Positioner i dans – om genus, handlingsutrymme och dansrörelser i grundskolans praktik
Märtha Pastorek Gripson har i sin avhandling undersökt hur dansundervisning och barns dansande i grundskolan bidrar till att forma genussubjektivitet.
Märtha Pastorek Gripson
Professor Claes Ericsson, Göteborgs universitet Petra Angervall, Göteborgs universitet Britt-Marie Styrke, Umeå universitet Monica Lindgren, Göteborg universitet
Professo Tone Pernille Östern, NTNU, Trondheim
Göteborgs universitet
2016-10-27
Positioner i dans – om genus, handlingsutrymme och dansrörelser i grundskolans praktik
Positions in dance- on gender, agency and dance movements in primary school practice
Positions in dance- on gender, agency and dance movements in primary school practice
This doctoral thesis examines gender and dance practice in primary school. More precisely it investigates how gender influences the way dance teachers address their pupils, but also the way that pupils organize and understand themselves and carry out tasks and activities in dance education and dance composition.

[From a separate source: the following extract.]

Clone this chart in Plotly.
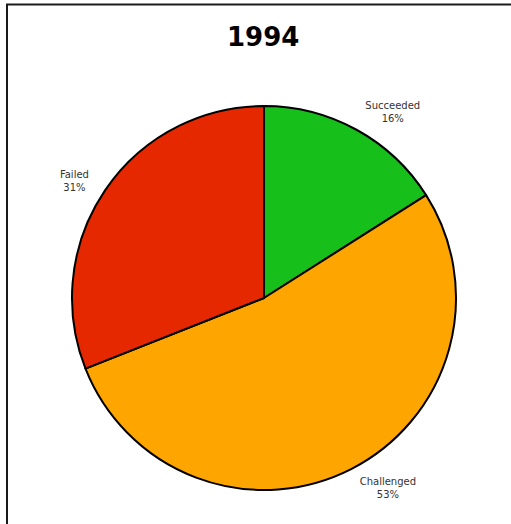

Accordingly, the thesis takes its starting point in the way that participating schools in Sweden introduce ideas on dance, gender and democracy in education. Theoretically a social constructionist framework is used, mainly drawing upon Butler’s concepts of performativity, the heterosexual matrix and the gaze. The study consists of two parts. The first part focuses on the way that dance education is organized and carried out from a gender perspective. The second part deals with the way pupils carry out a composition task that gives them relatively more freedom to make their own choices. Lessons have been video recorded and analyzed with a focus on the interaction between individuals as well as on a more structural level. The results indicate that many boys enact a limited dance repertoire. They tend to avoid investing in “feminine” movements and they are not used to being observed as bodily symbols. Many girls, on the other hand, are informed by extracurricular dance activities, which give them tools to carry out tasks, but they are also limited by the male gaze. Most of them seem to expand their movements in space by using lines through the body and by interacting with “the audience”. Different genres and educational practices contribute in different ways to the possibility of positioning oneself as two-dimensional or three-dimensional. Dance is presented in mainly two ways, as something and about something. In conclusion, gender plays a crucial role and both restricts and opens up for girls´ and boys´ movements in school dance practice.